HOME SCHOOL BOOK REVIEW
Book: The Winter Room
Author: Gary Paulsen
Cover Illustrator: Larry Rostant
Publisher: Yearling, reissued 1991
Related website: http://www.scholastic.com (publisher)
Language level: 2
(1=nothing objectionable; 2=common euphemisms and/or childish slang terms; 3=some cursing and/or profanity; 4=a lot of cursing and/or profanity; 5=obscenity and/or vulgarity)
Recommended reading level: Ages 9-12
Rating: **** 4 stars
(5 stars=EXCELLENT; 4 stars=GOOD; 3 stars=FAIR; 2 stars=POOR; 1 star=VERY POOR; no stars=NOT RECOMMENDED)

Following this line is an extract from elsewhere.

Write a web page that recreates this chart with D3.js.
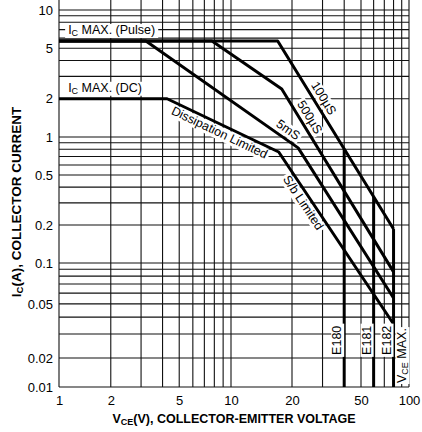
<!DOCTYPE html>
<html lang="en">
<head>
<meta charset="UTF-8">
<title>Safe Operating Area</title>
<script src="https://d3js.org/d3.v7.min.js"></script>
<style>
  body { margin: 0; background: #fff; }
  text { font-family: "Liberation Sans", Arial, sans-serif; fill: #000; }
</style>
</head>
<body>
<script>
  var width = 422
  var height = 432

  // axis breakpoints (V and A)
  var xDomain = [1, 10, 20, 50, 100]
  var yDomain = [0.01, 0.02, 0.1, 1, 10]
  var xTickLabels = [1, 2, 5, 10, 20, 50, 100]
  var yTickLabels = [10, 5, 2, 1, 0.5, 0.2, 0.1, 0.05, 0.02, 0.01]

  // curves: [Vce (V), Ic (A)]
  var pulse100us = [[1, 5.7], [17, 5.7], [80, 0.186]]
  var pulse500us = [[1, 5.7], [7.75, 5.7], [17.8, 2.39], [80, 0.086]]
  var pulse5ms   = [[1, 5.7], [3.2, 5.7], [21.7, 0.82], [80, 0.0553]]
  var dcLine     = [[1, 2], [4.25, 2], [17.2, 0.76], [80, 0.0356]]

  // Vce max of each part
  var parts = ['E180', 'E181', 'E182']
  var partVce = [40, 60, 80]

  var svg = d3.select('body').append('svg').attr('width', width).attr('height', height)

  var x = d3.scaleLog().domain(xDomain).range([59, 231, 292, 361, 409])
  var y = d3.scaleLog().domain(yDomain).range([387, 358, 263, 137, 10])
  var left = x(1), right = x(100), top = y(10), bottom = y(0.01)

  // grid
  var grid = svg.append('g').attr('stroke', '#111').attr('stroke-width', 1.1)
  grid.selectAll('line.v').data(x.ticks()).enter().append('line')
    .attr('x1', function (d) { return x(d) }).attr('x2', function (d) { return x(d) })
    .attr('y1', top).attr('y2', bottom)
  grid.selectAll('line.h').data(y.ticks()).enter().append('line')
    .attr('y1', function (d) { return y(d) }).attr('y2', function (d) { return y(d) })
    .attr('x1', left).attr('x2', right)

  // tick labels
  var xAxis = d3.axisBottom(x).tickValues(xTickLabels).tickSize(0).tickPadding(9)
    .tickFormat(function (d) { return String(d) })
  var yAxis = d3.axisLeft(y).tickValues(yTickLabels).tickSize(0).tickPadding(6)
    .tickFormat(function (d) { return String(d) })
  var gx = svg.append('g').attr('transform', 'translate(0,' + bottom + ')').call(xAxis)
  var gy = svg.append('g').attr('transform', 'translate(' + left + ',0)').call(yAxis)
  gx.select('.domain').remove()
  gy.select('.domain').remove()
  svg.selectAll('.tick text').attr('font-size', 13)
    .attr('font-family', '"Liberation Sans", Arial, sans-serif')

  // curves
  var line = d3.line().x(function (d) { return x(d[0]) }).y(function (d) { return y(d[1]) })
  var curves = [pulse100us, pulse500us, pulse5ms, dcLine]
  svg.selectAll('path.curve').data(curves).enter().append('path')
    .attr('class', 'curve').attr('d', line)
    .attr('fill', 'none').attr('stroke', '#000').attr('stroke-width', 3)
    .attr('stroke-linejoin', 'round')

  // y of a curve at pixel px
  function yOnCurve(pts, px) {
    for (var i = 0; i < pts.length - 1; i++) {
      var x0 = x(pts[i][0]), x1 = x(pts[i + 1][0])
      if (px >= x0 && px <= x1) {
        var t = (px - x0) / (x1 - x0)
        return y(pts[i][1]) + t * (y(pts[i + 1][1]) - y(pts[i][1]))
      }
    }
    return top
  }

  // Vce max verticals
  svg.selectAll('line.vce').data(partVce).enter().append('line')
    .attr('x1', function (d) { return x(d) }).attr('x2', function (d) { return x(d) })
    .attr('y1', function (d) { return yOnCurve(pulse100us, x(d)) }).attr('y2', bottom)
    .attr('stroke', '#000').attr('stroke-width', 3)

  // label group with a white box behind the text
  function label(transform, pad) {
    var g = svg.append('g').attr('transform', transform)
    var t = g.append('text').attr('font-size', 12.5)
    return { g: g, t: t, pad: pad }
  }
  function boxIt(l) {
    var b = l.t.node().getBBox()
    l.g.insert('rect', 'text').attr('x', b.x - l.pad).attr('y', b.y + 1)
      .attr('width', b.width + 2 * l.pad).attr('height', b.height - 1).attr('fill', '#fff')
  }

  // part labels (rotated)
  parts.forEach(function (p, i) {
    var l = label('translate(' + (x(partVce[i]) - 3) + ',' + y(0.027) + ') rotate(-90)', 2)
    l.t.attr('text-anchor', 'middle').text(p)
    boxIt(l)
  })
  var vm = label('translate(' + (x(partVce[2]) + 12) + ',' + (bottom - 4) + ') rotate(-90)', 1)
  vm.t.append('tspan').text('V')
  vm.t.append('tspan').attr('font-size', 9).attr('dy', 2).text('CE')
  vm.t.append('tspan').attr('dy', -2).text(' MAX.')
  boxIt(vm)

  // Ic max labels
  function icLabel(iVal, suffix) {
    var l = label('translate(' + x(1.13) + ',' + (y(iVal) - 7) + ')', 3)
    l.t.append('tspan').text('I')
    l.t.append('tspan').attr('font-size', 9).attr('dy', 2).text('C')
    l.t.append('tspan').attr('dy', -2).text(' MAX. ' + suffix)
    boxIt(l)
  }
  icLabel(pulse100us[0][1], '(Pulse)')
  icLabel(dcLine[0][1], '(DC)')

  // labels laid along a curve segment
  function along(pts, i, frac, off, txt) {
    var ax = x(pts[i][0]), ay = y(pts[i][1])
    var bx = x(pts[i + 1][0]), by = y(pts[i + 1][1])
    var ang = Math.atan2(by - ay, bx - ax) * 180 / Math.PI
    var px = ax + frac * (bx - ax), py = ay + frac * (by - ay)
    var l = label('translate(' + px + ',' + py + ') rotate(' + ang + ')', 2)
    l.t.attr('y', off).attr('text-anchor', 'middle').text(txt)
    boxIt(l)
  }
  along(pulse100us, 1, 0.33, -5, '100\u00b5S')
  along(pulse500us, 2, 0.18, -5, '500\u00b5S')
  along(pulse5ms, 1, 0.9, -5, '5mS')
  along(dcLine, 1, 0.5, 12, 'Dissipation Limited')
  along(dcLine, 2, 0.27, 12, 'S/b Limited')

  // frame
  svg.append('rect').attr('x', left).attr('y', top)
    .attr('width', right - left).attr('height', bottom - top)
    .attr('fill', 'none').attr('stroke', '#000').attr('stroke-width', 2.6)

  // axis titles
  var xt = svg.append('text').attr('x', 234).attr('y', 423)
    .attr('text-anchor', 'middle').attr('font-size', 12.5).attr('font-weight', 'bold')
  xt.append('tspan').text('V')
  xt.append('tspan').attr('font-size', 9).attr('dy', 2).text('CE')
  xt.append('tspan').attr('dy', -2).text('(V), COLLECTOR-EMITTER VOLTAGE')

  var yt = svg.append('text').attr('transform', 'translate(21,202) rotate(-90)')
    .attr('text-anchor', 'middle').attr('font-size', 13.5).attr('font-weight', 'bold')
  yt.append('tspan').text('I')
  yt.append('tspan').attr('font-size', 9.5).attr('dy', 2).text('C')
  yt.append('tspan').attr('dy', -2).text('(A), COLLECTOR CURRENT')
</script>
</body>
</html>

Reviewed by Wayne S. Walker
Disclosure: Many publishers, literary agents, and/or authors provide free copies of their books in exchange for an honest review without requiring a positive opinion. Any books donated to Home School Book Review for review purposes are in turn donated to a library. No other compensation has been received for the reviews posted on Home School Book Review.
For more information e-mail email@example.com
Paulsen, Gary. The Winter Room (published in 1989 by Orchard Books, a trademark of Watts Publishing Ltd.; republished in 2009 by Scholastic Inc., 557 Broadway, New York City, NY 10012). Eleven year old Eldon lives with his parents, thirteen year old brother Wayne, two great uncles David and Nels who had come from Norway, their dogs Foursons and Rex, and two horses Jim and Stacker, on an 87-acre farm in northern Minnesota. The “winter room” is the living room where everyone gathers in the evening throughout the seasons but especially on icy cold nights, sitting in front of the stove, and the boys listen eagerly to all of Uncle David’s tales of the old country, such as ones about his late wife Alida, as well as mythical superheroes. How dramatically will the family be affected by their uncle’s quirky storytelling?
Author Gary Paulsen has written three Newbery Honor Books: Dogsong (1986) which I did not like, Hatchett (1988) which is all right, and this one in 1990. The Winter Room does have references to chewing tobacco and spitting the “snoose,” peeing, drinking beers, and dancing. The main complaint about it is that it isn’t very exciting and doesn’t present much of a theme. From a positive standpoint, it gives a good picture what life on a farm is like with its need for hard work, has a strong endorsement of the oral storytelling tradition, and generally extols the virtues of family. While the tales which the characters tell are interesting, the novel itself seems to lack narrative drive.